For the fourth consecutive election, West Virginians backed a Republican for president.
It was an easy and expected win here -- the race was called at poll closing based on exit poll data, and Election Night's unofficial totals confirmed that Romney handily scored West Virginia's five electoral votes. Obama didn't win a single county in the state.
Obama fared even worse here than he did four years ago, losing to Romney by more than 25 percentage points -- that's a margin nearly twice the size of the one between Obama and John McCain in 2008.
West Virginia hasn't voted for a Democratic president since Bill Clinton won the state in 1996. That trend is despite the abundance of Democrats holding state and local offices here and the fact that most West Virginians are registered as Democrats.

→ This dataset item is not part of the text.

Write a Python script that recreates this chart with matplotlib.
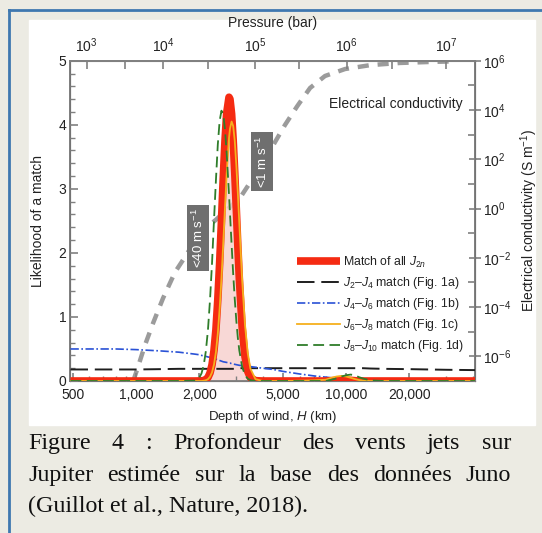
import numpy as np
import matplotlib
matplotlib.use('Agg')
import matplotlib.pyplot as plt
from matplotlib.lines import Line2D
from matplotlib.ticker import FixedLocator, NullFormatter, LogLocator

plt.rcParams['font.family'] = ['Liberation Sans', 'DejaVu Sans']
plt.rcParams['mathtext.fontset'] = 'custom'
plt.rcParams['mathtext.rm'] = 'Liberation Sans'
plt.rcParams['mathtext.it'] = 'Liberation Sans:italic'
plt.rcParams['mathtext.default'] = 'regular'

# profondeur (km) commune a toutes les courbes de vraisemblance
depth_km = [488, 600, 800, 1000, 1300, 1600, 1900, 2000, 2050, 2100, 2150, 2200,
            2250, 2300, 2350, 2400, 2450, 2500, 2550, 2600, 2650, 2700, 2770,
            2800, 2850, 2900, 2950, 3000, 3050, 3100, 3200, 3300, 3400, 3500,
            3700, 4000, 4500, 5000, 6000, 7000, 8000, 8500, 9000, 9500, 10000,
            10500, 11000, 11500, 12000, 13000, 15000, 20000, 30000, 41000]

match_all = [0, 0, 0, 0, 0, 0, 0, 0.001, 0.003, 0.008, 0.022, 0.055,
             0.126, 0.254, 0.476, 0.80, 1.27, 1.84, 2.49, 3.16, 3.74, 4.18, 4.43,
             4.40, 4.17, 3.76, 3.25, 2.69, 2.12, 1.61, 0.83, 0.38, 0.150, 0.053,
             0.005, 0, 0, 0, 0, 0, 0, 0.005, 0.01, 0.015, 0.015,
             0.01, 0.005, 0, 0, 0, 0, 0, 0, 0]

j2_j4 = [0.18, 0.18, 0.18, 0.18, 0.185, 0.19, 0.19, 0.19, 0.19, 0.19, 0.19, 0.19,
         0.19, 0.19, 0.19, 0.19, 0.19, 0.19, 0.19, 0.19, 0.19, 0.19, 0.19,
         0.19, 0.19, 0.19, 0.19, 0.2, 0.2, 0.2, 0.2, 0.2, 0.2, 0.2,
         0.2, 0.2, 0.2, 0.2, 0.2, 0.2, 0.2, 0.2, 0.2, 0.2, 0.2,
         0.2, 0.2, 0.2, 0.2, 0.195, 0.19, 0.185, 0.175, 0.17]

j4_j6 = [0.5, 0.5, 0.5, 0.49, 0.47, 0.45, 0.42, 0.41, 0.40, 0.39, 0.385, 0.375,
         0.37, 0.36, 0.35, 0.34, 0.33, 0.32, 0.31, 0.30, 0.295, 0.29, 0.28,
         0.28, 0.27, 0.265, 0.26, 0.255, 0.25, 0.245, 0.24, 0.235, 0.23, 0.225,
         0.215, 0.2, 0.18, 0.15, 0.11, 0.08, 0.06, 0.05, 0.04, 0.035, 0.03,
         0.025, 0.02, 0.015, 0.012, 0.008, 0.004, 0, 0, 0]

j6_j8 = [0, 0, 0, 0, 0, 0, 0, 0, 0, 0.004, 0.012, 0.028,
         0.066, 0.135, 0.256, 0.45, 0.74, 1.13, 1.60, 2.14, 2.70, 3.23, 3.79,
         3.94, 4.05, 3.98, 3.75, 3.38, 2.95, 2.47, 1.57, 0.88, 0.44, 0.195,
         0.03, 0, 0, 0, 0.005, 0.01, 0.02, 0.05, 0.07, 0.08, 0.07,
         0.05, 0.03, 0.015, 0.005, 0, 0, 0, 0, 0]

j8_j10 = [0, 0, 0, 0, 0, 0, 0.007, 0.051, 0.119, 0.247, 0.468, 0.80,
          1.27, 1.84, 2.51, 3.13, 3.69, 4.06, 4.22, 4.16, 3.93, 3.56, 2.91,
          2.61, 2.13, 1.67, 1.28, 0.95, 0.68, 0.48, 0.22, 0.093, 0.036, 0.013,
          0, 0, 0, 0, 0, 0, 0, 0.02, 0.04, 0.07, 0.09,
          0.1, 0.09, 0.06, 0.04, 0.01, 0, 0, 0, 0]

# conductivite electrique (S/m) en fonction de la profondeur
cond_depth_km = [970, 1011, 1104, 1205, 1345, 1533, 1700, 2016, 2400, 2800,
                 3125, 3685, 4350, 5120, 5840, 6730, 7930, 9880, 13000, 18000,
                 25100, 31300]
cond_S_m = [1e-7, 2.8e-7, 2.9e-6, 2.2e-5, 2.3e-4, 2.6e-3, 1.0e-2, 0.1, 0.35, 1.15,
            2.7, 23, 230, 2500, 1.4e4, 7.8e4, 2.4e5, 4.6e5, 6.6e5, 8.1e5,
            8.9e5, 9.3e5]

# graduations de pression (bar) placees sur l'echelle de profondeur
pressure_labels = ['10$^{3}$', '10$^{4}$', '10$^{5}$', '10$^{6}$', '10$^{7}$']
pressure_major_km = [583, 1345, 3690, 10050, 29900]
pressure_minor_km = [886, 2200, 5970, 16550]

depth_ticks = [500, 1000, 2000, 5000, 10000, 20000]
depth_labels = ['500', '1,000', '2,000', '5,000', '10,000', '20,000']

W, H = 542, 533
fig = plt.figure(figsize=(W / 100, H / 100), dpi=100)
fig.patch.set_facecolor('#ecebe3')

def fx(px):
    return px / W

def fy(py):
    return 1 - py / H

# cadre bleu et panneau blanc
fig.add_artist(Line2D([fx(8.5), 1], [fy(9.5), fy(9.5)], color='#3f78b0', lw=2))
fig.add_artist(Line2D([fx(8.5), fx(8.5)], [0, fy(9.5)], color='#3f78b0', lw=2))
fig.add_artist(plt.Rectangle((fx(29), fy(425)), fx(535) - fx(29), fy(20) - fy(425),
                             transform=fig.transFigure, color='white', zorder=0))

ax = fig.add_axes([fx(70.5), fy(381), fx(475) - fx(70.5), fy(60.7) - fy(381)])
ax2 = ax.twinx()
ax.set_zorder(ax2.get_zorder() + 1)
ax.patch.set_visible(False)

spine_col = '#808080'
txt_col = '#222222'

# conductivite (axe de droite)
ax2.plot(cond_depth_km, cond_S_m, color='#9b9b9b', lw=3.2, ls=(0, (2.5, 2.0)), zorder=1)
ax2.set_yscale('log')
ax2.set_ylim(1e-7, 1e6)
ax2.yaxis.set_major_locator(FixedLocator([1e-6, 1e-4, 1e-2, 1, 1e2, 1e4, 1e6]))
ax2.yaxis.set_minor_locator(FixedLocator([1e-5, 1e-3, 1e-1, 1e1, 1e3, 1e5]))
ax2.yaxis.set_minor_formatter(NullFormatter())
ax2.set_yticklabels(['10$^{-6}$', '10$^{-4}$', '10$^{-2}$', '10$^{0}$',
                     '10$^{2}$', '10$^{4}$', '10$^{6}$'])
ax2.tick_params(axis='y', which='major', direction='inout', length=8, width=1.2,
                color=spine_col, labelsize=10, labelcolor=txt_col, pad=2)
ax2.tick_params(axis='y', which='minor', direction='in', length=5, width=1.2,
                color=spine_col)
ax2.set_ylabel('Electrical conductivity (S m$^{-1}$)', fontsize=10, color=txt_col,
               labelpad=5)

# vraisemblances (axe de gauche)
ax.fill_between(depth_km, match_all, color='#f7cfcc', alpha=0.8, lw=0, zorder=1)
ax.plot(depth_km, j2_j4, color='#1e1e1e', lw=1.4, ls=(0, (9, 3.5)), zorder=3,
        label='$\\mathit{J}_2$–$\\mathit{J}_4$ match (Fig. 1a)')
ax.plot(depth_km, j4_j6, color='#2a52d6', lw=1.2, ls=(0, (5, 1.5, 1, 1.5)), zorder=3,
        label='$\\mathit{J}_4$–$\\mathit{J}_6$ match (Fig. 1b)')
ax.plot(depth_km, match_all, color='#f52b12', lw=5.5, zorder=4, solid_capstyle='butt',
        label='Match of all $\\mathit{J}_{2\\mathit{n}}$')
ax.plot(depth_km, j6_j8, color='#f6b01e', lw=1.3, zorder=5,
        label='$\\mathit{J}_6$–$\\mathit{J}_8$ match (Fig. 1c)')
ax.plot(depth_km, j8_j10, color='#2f7d2a', lw=1.3, ls=(0, (6, 3)), zorder=6,
        label='$\\mathit{J}_8$–$\\mathit{J}_{10}$ match (Fig. 1d)')

ax.set_xscale('log')
ax.set_xlim(488, 41000)
ax.set_ylim(0, 5)
ax.set_xticks(depth_ticks)
ax.set_xticklabels(depth_labels)
ax.xaxis.set_minor_locator(LogLocator(base=10, subs=np.arange(2, 10)))
ax.xaxis.set_minor_formatter(NullFormatter())
ax.set_yticks([0, 1, 2, 3, 4, 5])
ax.yaxis.set_minor_locator(FixedLocator(np.arange(0, 5.01, 0.2)))
ax.tick_params(axis='both', which='major', direction='in', length=6, width=1.2,
               color=spine_col, labelsize=10, labelcolor=txt_col)
ax.tick_params(axis='both', which='minor', direction='in', length=3.5, width=1.0,
               color=spine_col)
ax.tick_params(axis='x', which='major', pad=5)
ax.tick_params(axis='y', which='major', pad=3)
ax.set_ylabel('Likelihood of a match', fontsize=10, color=txt_col, labelpad=10)
ax.set_xlabel('Depth of wind, $\\mathit{H}$ (km)', fontsize=9.5, color=txt_col,
              labelpad=5)

for a in (ax, ax2):
    for s in a.spines.values():
        s.set_color(spine_col)
        s.set_linewidth(1.3)

# axe de pression (en haut)
axt = ax.twiny()
axt.set_xscale('log')
axt.set_xlim(ax.get_xlim())
axt.xaxis.set_major_locator(FixedLocator(pressure_major_km))
axt.xaxis.set_minor_locator(FixedLocator(pressure_minor_km))
axt.xaxis.set_minor_formatter(NullFormatter())
axt.set_xticklabels(pressure_labels)
axt.tick_params(axis='x', which='both', direction='in', length=6, width=1.2,
                color=spine_col, labelsize=10, labelcolor=txt_col, pad=4)
axt.set_xlabel('Pressure (bar)', fontsize=10, color=txt_col, labelpad=7)
axt.spines['top'].set_color(spine_col)
axt.set_zorder(ax.get_zorder() - 1)

# legende
handles, labels = ax.get_legend_handles_labels()
order = [2, 0, 1, 3, 4]
leg = ax.legend([handles[i] for i in order], [labels[i] for i in order],
                loc='upper left', bbox_to_anchor=(0.549, 0.41), frameon=False,
                fontsize=8.8, handlelength=3.5, handletextpad=0.2,
                labelspacing=0.42, borderaxespad=0)
for t in leg.get_texts():
    t.set_color(txt_col)

ax.text(0.805, 0.866, 'Electrical conductivity', transform=ax.transAxes,
        fontsize=10, color=txt_col, ha='center', va='center')

box = dict(boxstyle='square,pad=0.25', fc='#6f6f6f', ec='none')
ax.annotate('<40 m s$^{-1}$', xy=(fx(198), fy(238)), xycoords='figure fraction',
            rotation=90, ha='center', va='center', fontsize=9.5, color='white',
            bbox=box, zorder=10)
ax.annotate('<1 m s$^{-1}$', xy=(fx(262), fy(161.5)), xycoords='figure fraction',
            rotation=90, ha='center', va='center', fontsize=9.5, color='white',
            bbox=box, zorder=10)

# legende en francais : deux lignes justifiees, la derniere alignee a gauche
caption = ['Figure 4 : Profondeur des vents jets sur',
           'Jupiter estimée sur la base des données Juno',
           '(Guillot et al., Nature, 2018).']
baselines = [449, 481, 512]
left_px, right_px = 28, 511
cap_font = dict(family='Liberation Serif', fontsize=17.3, color='#111111')

renderer = fig.canvas.get_renderer()
for i, line in enumerate(caption):
    if i == len(caption) - 1:
        fig.text(fx(left_px), fy(baselines[i]), line, va='baseline', ha='left',
                 **cap_font)
        continue
    words = line.split(' ')
    arts = [fig.text(0, fy(baselines[i]), w, va='baseline', ha='left', **cap_font)
            for w in words]
    widths = [a.get_window_extent(renderer).width for a in arts]
    gap = (right_px - left_px - sum(widths)) / (len(words) - 1)
    x = left_px
    for a, w in zip(arts, widths):
        a.set_x(fx(x))
        x += w + gap

fig.savefig('out.png', dpi=100, facecolor=fig.get_facecolor())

And Obama himself has hardly been a favorite in West Virginia. His approval ratings in the state have consistently been some of his lowest in the nation, and he's never won an election here.
"A West Virginia Democrat and a national Democrat are two different things," said Neil Berch, an associate professor at West Virginia University and an expert on state and local politics. "Certainly we were expecting Obama to lose here, and his margins have been narrower all over the country than four years ago."
In this year's Democratic primary, more than 40 percent of West Virginians voted for a man in a Texas prison instead of Obama. That inmate, Keith Judd, garnered votes from more than 70,000 Democrats and won the majority of votes in nine counties.
In 2008, Obama lost to John McCain by more than 13 percentage points. And in the Democratic primary that year, Hillary Clinton won West Virginia's vote by more than 40 points.